▶ Extracted material:
╭──

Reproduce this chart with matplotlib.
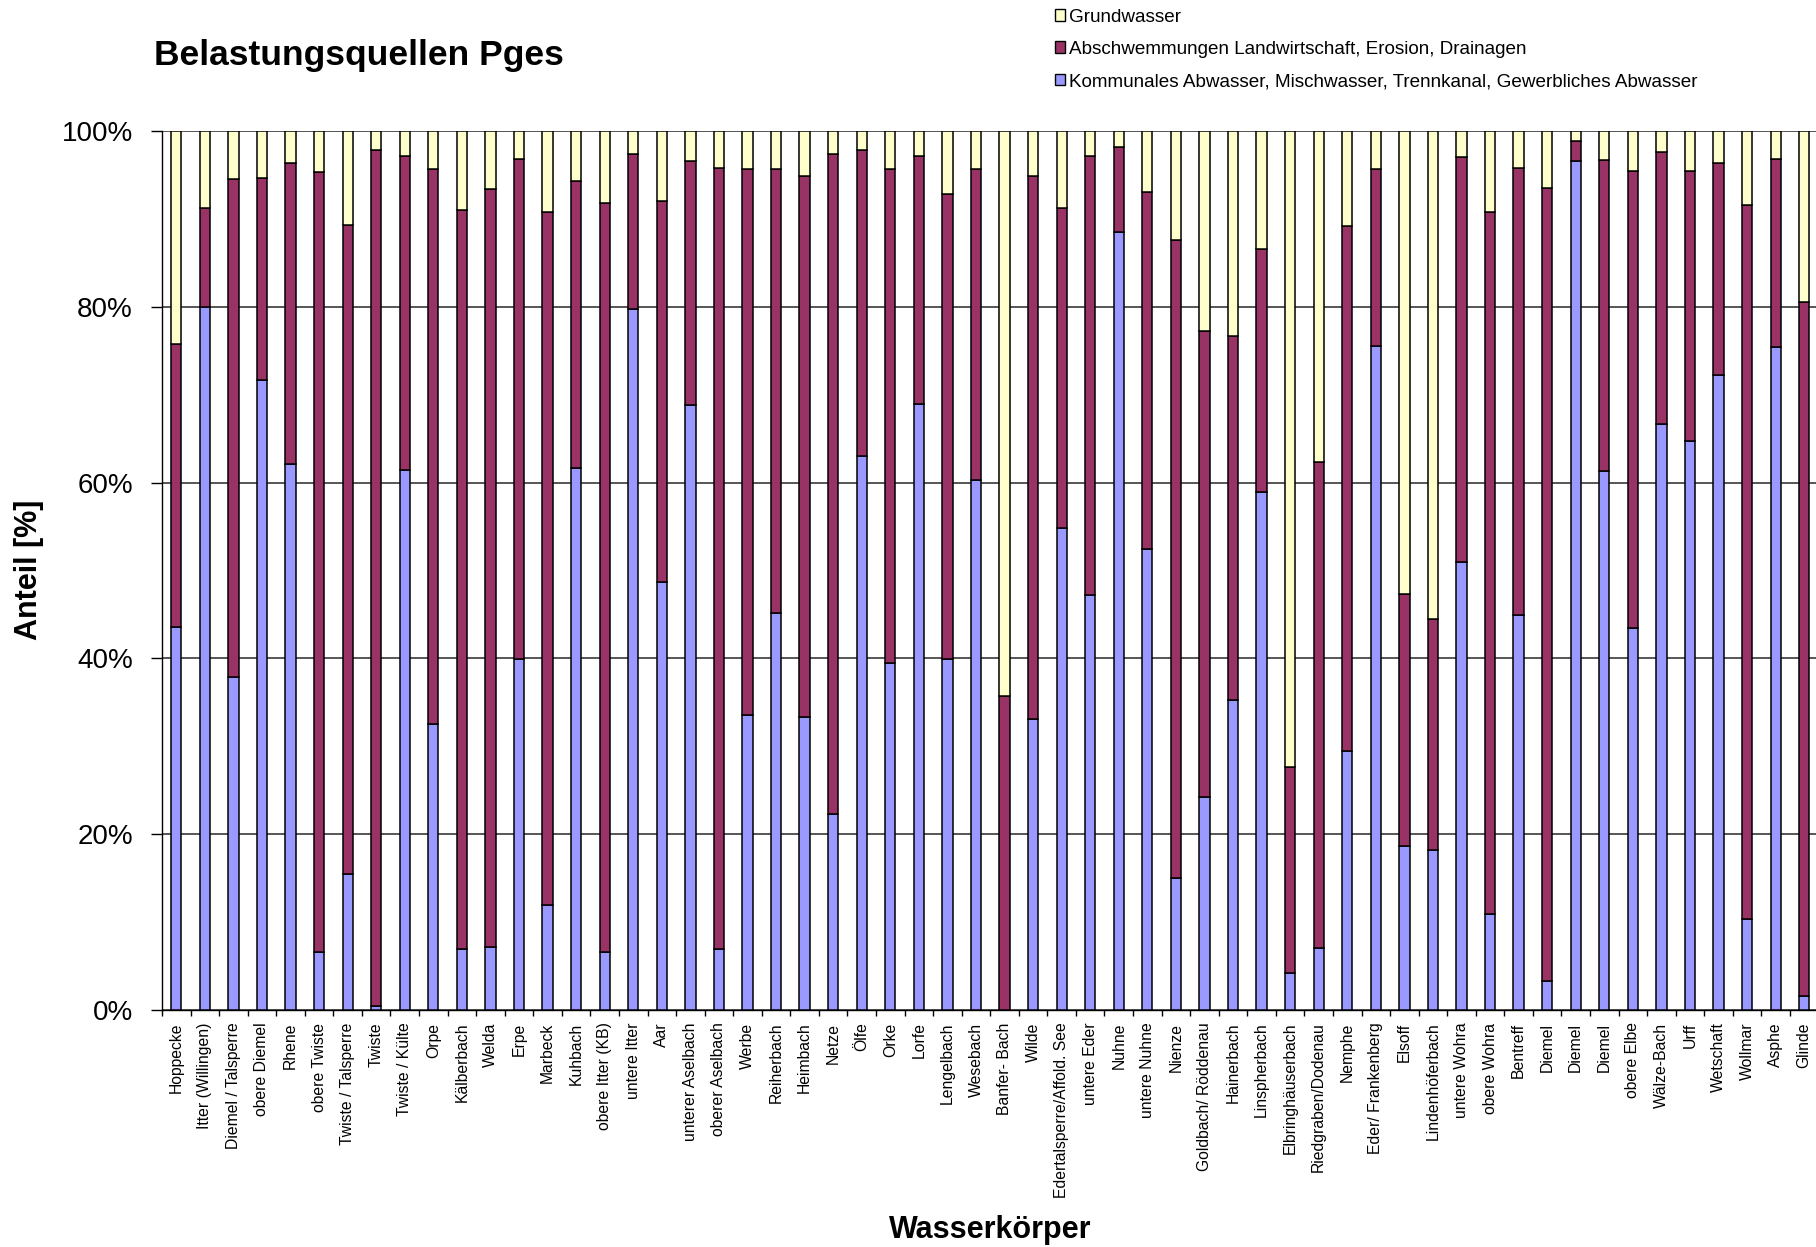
import numpy as np
import matplotlib.pyplot as plt
from matplotlib.patches import Patch

# Anteile der Belastungsquellen am Gesamtphosphor je Wasserkoerper [%]
wasserkoerper = [
    'Hoppecke', 'Itter (Willingen)', 'Diemel / Talsperre', 'obere Diemel', 'Rhene',
    'obere Twiste', 'Twiste / Talsperre', 'Twiste', 'Twiste / Külte', 'Orpe',
    'Kälberbach', 'Welda', 'Erpe', 'Marbeck', 'Kuhbach',
    'obere Itter (KB)', 'untere Itter', 'Aar', 'unterer Aselbach', 'oberer Aselbach',
    'Werbe', 'Reiherbach', 'Heimbach', 'Netze', 'Ölfe',
    'Orke', 'Lorfe', 'Lengelbach', 'Wesebach', 'Banfer- Bach',
    'Wilde', 'Edertalsperre/Affold. See', 'untere Eder', 'Nuhne', 'untere Nuhne',
    'Nienze', 'Goldbach/ Röddenau', 'Hainerbach', 'Linspherbach', 'Elbringhäuserbach',
    'Riedgraben/Dodenau', 'Nemphe', 'Eder/ Frankenberg', 'Elsoff', 'Lindenhöferbach',
    'untere Wohra', 'obere Wohra', 'Bentreff', 'Diemel', 'Diemel',
    'Diemel', 'obere Elbe', 'Wälze-Bach', 'Urff', 'Wetschaft',
    'Wollmar', 'Asphe', 'Glinde',
]

kommunal = [
    43.6, 80.0, 37.9, 71.7, 62.1, 6.6, 15.5, 0.4, 61.4, 32.5,
    6.9, 7.2, 39.9, 12.0, 61.7, 6.6, 79.8, 48.7, 68.8, 6.9,
    33.6, 45.2, 33.3, 22.3, 63.0, 39.5, 68.9, 39.9, 60.3, 0.0,
    33.1, 54.8, 47.2, 88.5, 52.4, 15.0, 24.2, 35.3, 58.9, 4.2,
    7.1, 29.5, 75.5, 18.7, 18.2, 51.0, 10.9, 44.9, 3.3, 96.6,
    61.3, 43.5, 66.7, 64.7, 72.2, 10.4, 75.4, 1.6,
]

landwirtschaft = [
    32.2, 11.2, 56.6, 23.0, 34.3, 88.7, 73.8, 97.4, 35.8, 63.2,
    84.1, 86.2, 56.9, 78.8, 32.6, 85.2, 17.6, 43.3, 27.8, 88.9,
    62.1, 50.5, 61.6, 75.1, 34.8, 56.2, 28.2, 52.9, 35.4, 35.7,
    61.8, 36.4, 50.0, 9.7, 40.7, 72.6, 53.0, 41.4, 27.7, 23.5,
    55.2, 59.7, 20.2, 28.6, 26.3, 46.0, 79.9, 50.9, 90.2, 2.3,
    35.4, 52.0, 30.9, 30.8, 24.2, 81.2, 21.4, 78.9,
]

grundwasser = [
    24.2, 8.8, 5.5, 5.3, 3.6, 4.7, 10.7, 2.2, 2.8, 4.3,
    9.0, 6.6, 3.2, 9.2, 5.7, 8.2, 2.6, 8.0, 3.4, 4.2,
    4.3, 4.3, 5.1, 2.6, 2.2, 4.3, 2.9, 7.2, 4.3, 64.3,
    5.1, 8.8, 2.8, 1.8, 6.9, 12.4, 22.8, 23.3, 13.4, 72.3,
    37.7, 10.8, 4.3, 52.7, 55.5, 3.0, 9.2, 4.2, 6.5, 1.1,
    3.3, 4.5, 2.4, 4.5, 3.6, 8.4, 3.2, 19.5,
]

labels = ['Kommunales Abwasser, Mischwasser, Trennkanal, Gewerbliches Abwasser',
          'Abschwemmungen Landwirtschaft, Erosion, Drainagen',
          'Grundwasser']
farben = ['#9999FF', '#993366', '#FFFFCC']

plt.rcParams['font.family'] = ['Liberation Sans', 'DejaVu Sans']

W, H = 1816, 1247
fig = plt.figure(figsize=(W / 100, H / 100), dpi=100)
# plot area runs slightly past the right edge of the figure
ax = fig.add_axes([162 / W, 1 - 1010 / H, 1656.5 / W, (1010 - 131) / H])

x = np.arange(len(wasserkoerper))
k = np.array(kommunal)
l = np.array(landwirtschaft)
g = np.array(grundwasser)
bw = 0.36

ax.bar(x, k, bw, color=farben[0], edgecolor='black', linewidth=1.1, zorder=3)
ax.bar(x, l, bw, bottom=k, color=farben[1], edgecolor='black', linewidth=1.1, zorder=3)
ax.bar(x, g, bw, bottom=k + l, color=farben[2], edgecolor='black', linewidth=1.1, zorder=3)

ax.set_xlim(-0.5, len(wasserkoerper) - 0.5)
ax.set_ylim(0, 100)

ax.set_yticks(np.arange(0, 101, 20))
ax.set_yticklabels([f'{v}%' for v in range(0, 101, 20)])
ax.tick_params(axis='y', length=7.9, width=1, labelsize=20, pad=13)
ax.yaxis.grid(True, color='#3a3a3a', linewidth=1.2, zorder=0)
ax.set_axisbelow(True)

ax.set_xticks(x)
ax.set_xticklabels(wasserkoerper, rotation=90, fontsize=11.3, va='top', ha='center')
ax.set_xticks(np.arange(-0.5, len(wasserkoerper), 1), minor=True)
ax.tick_params(axis='x', which='major', length=0, pad=9)
ax.tick_params(axis='x', which='minor', length=4.3, width=1)

for s in ['top', 'right']:
    ax.spines[s].set_visible(False)
for s in ['left', 'bottom']:
    ax.spines[s].set_linewidth(1.0)
    ax.spines[s].set_color('black')

fig.text(154 / W, 1 - 56 / H, 'Belastungsquellen Pges', fontsize=25.5,
         fontweight='bold', va='center', ha='left')
fig.text(29 / W, 1 - 570 / H, 'Anteil [%]', fontsize=22, fontweight='bold',
         rotation=90, va='center', ha='center')
fig.text(990 / W, 1 - 1230 / H, 'Wasserkörper', fontsize=22, fontweight='bold',
         va='center', ha='center')

handles = [Patch(facecolor=farben[i], edgecolor='black', linewidth=1.0, label=labels[i])
           for i in (2, 1, 0)]
fig.legend(handles=handles, loc='upper left', bbox_to_anchor=(1055 / W, 1 - 8.5 / H),
           frameon=False, fontsize=13.6, handlelength=0.55, handleheight=0.55,
           handletextpad=0.2, labelspacing=0.81, borderpad=0, borderaxespad=0)

fig.savefig('out.png', dpi=100)
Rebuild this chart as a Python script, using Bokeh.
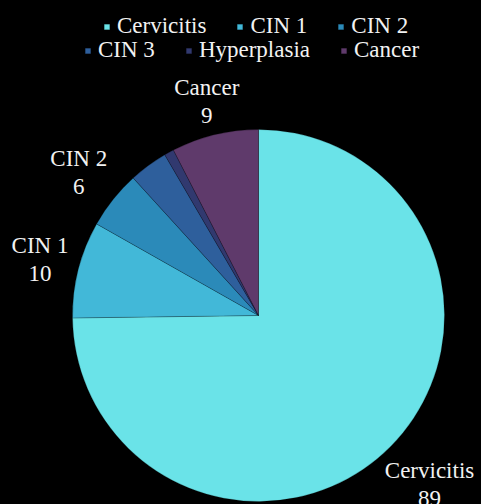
import numpy as np
from bokeh.plotting import figure
from bokeh.models import Range1d, Legend, LegendItem, ColumnDataSource
from bokeh.embed import file_html
from bokeh.resources import INLINE

categories = ["Cervicitis", "CIN 1", "CIN 2", "CIN 3", "Hyperplasia", "Cancer"]
counts = [89, 10, 6, 4, 1, 9]
colors = ["#6ae3e8", "#42b8d8", "#2b8ab9", "#2e5f9c", "#31396f", "#5f3a6b"]
show_label = [True, True, True, False, False, True]

W, H = 481, 504
cx, cy, R = 258, 189, 186
FONT = "Liberation Serif"
FSIZE = "23px"
FPX = 23.0

total = float(sum(counts))
frac = np.array(counts) / total
cum = np.concatenate([[0.0], np.cumsum(frac)])
start = np.pi / 2 - cum[:-1] * 2 * np.pi
end = np.pi / 2 - cum[1:] * 2 * np.pi
mid = (start + end) / 2

src = ColumnDataSource(dict(
    x=[cx] * len(counts), y=[cy] * len(counts),
    start=start, end=end, color=colors, name=categories,
))

p = figure(width=W, height=H, x_range=Range1d(0, W), y_range=Range1d(0, H),
           output_backend="svg", toolbar_location=None, min_border=0,
           background_fill_color="black", border_fill_color="black",
           outline_line_color=None)
p.axis.visible = False
p.grid.visible = False

r = p.wedge(x="x", y="y", radius=R, start_angle="start", end_angle="end",
            direction="clock", fill_color="color", line_color="black",
            line_alpha=0.25, line_width=0.8, source=src)


def text_width(s):
    w = 0.0
    for ch in s:
        if ch.isupper():
            w += 0.65
        elif ch.isdigit():
            w += 0.5
        elif ch == " ":
            w += 0.25
        else:
            w += 0.38
    return w * FPX


def nearest_dist(d, dx, dy, hw, hh):
    bx, by = d * dx, d * dy
    nx = bx - hw if bx - hw > 0 else (bx + hw if bx + hw < 0 else 0.0)
    ny = by - hh if by - hh > 0 else (by + hh if by + hh < 0 else 0.0)
    return np.hypot(nx, ny)


lx, ly, lt = [], [], []
for i, (name, v) in enumerate(zip(categories, counts)):
    if not show_label[i]:
        continue
    dx, dy = np.cos(mid[i]), np.sin(mid[i])
    hw = max(text_width(name), text_width(str(v))) / 2
    hh = 25.0
    lo, hi = R * 0.5, R * 2.0
    for _ in range(60):
        m = (lo + hi) / 2
        if nearest_dist(m, dx, dy, hw, hh) < R + 4:
            lo = m
        else:
            hi = m
    d = (lo + hi) / 2
    lx.append(cx + d * dx)
    ly.append(cy + d * dy)
    lt.append(f"{name}\n{v}")

p.text(x=lx, y=ly, text=lt, text_align="center", text_baseline="middle",
       text_font={"value": FONT}, text_font_size=FSIZE, text_color="#f2f2f2",
       text_line_height=1.12)

def make_legend(idx, loc):
    items = [LegendItem(label=categories[i], renderers=[r], index=i) for i in idx]
    lg = Legend(items=items, orientation="horizontal", location=loc,
                glyph_width=7, glyph_height=7, label_standoff=7, spacing=30,
                padding=0, margin=0, border_line_alpha=0,
                background_fill_alpha=0, label_text_font=FONT,
                label_text_font_size=FSIZE, label_text_color="#f2f2f2")
    p.add_layout(lg, "center")

make_legend([0, 1, 2], (103, 465))
make_legend([3, 4, 5], (84, 441))

html = file_html(p, INLINE)
html = html.replace("<head>", "<head><style>html,body{background:#000;}</style>", 1)
open("out.html", "w").write(html)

╰──

▶ What you are asked to do:
Find each line holding "matplotlib". Copy it out.

▶ Solution for this task:
Reproduce this chart with matplotlib.
import matplotlib.pyplot as plt
from matplotlib.patches import Patch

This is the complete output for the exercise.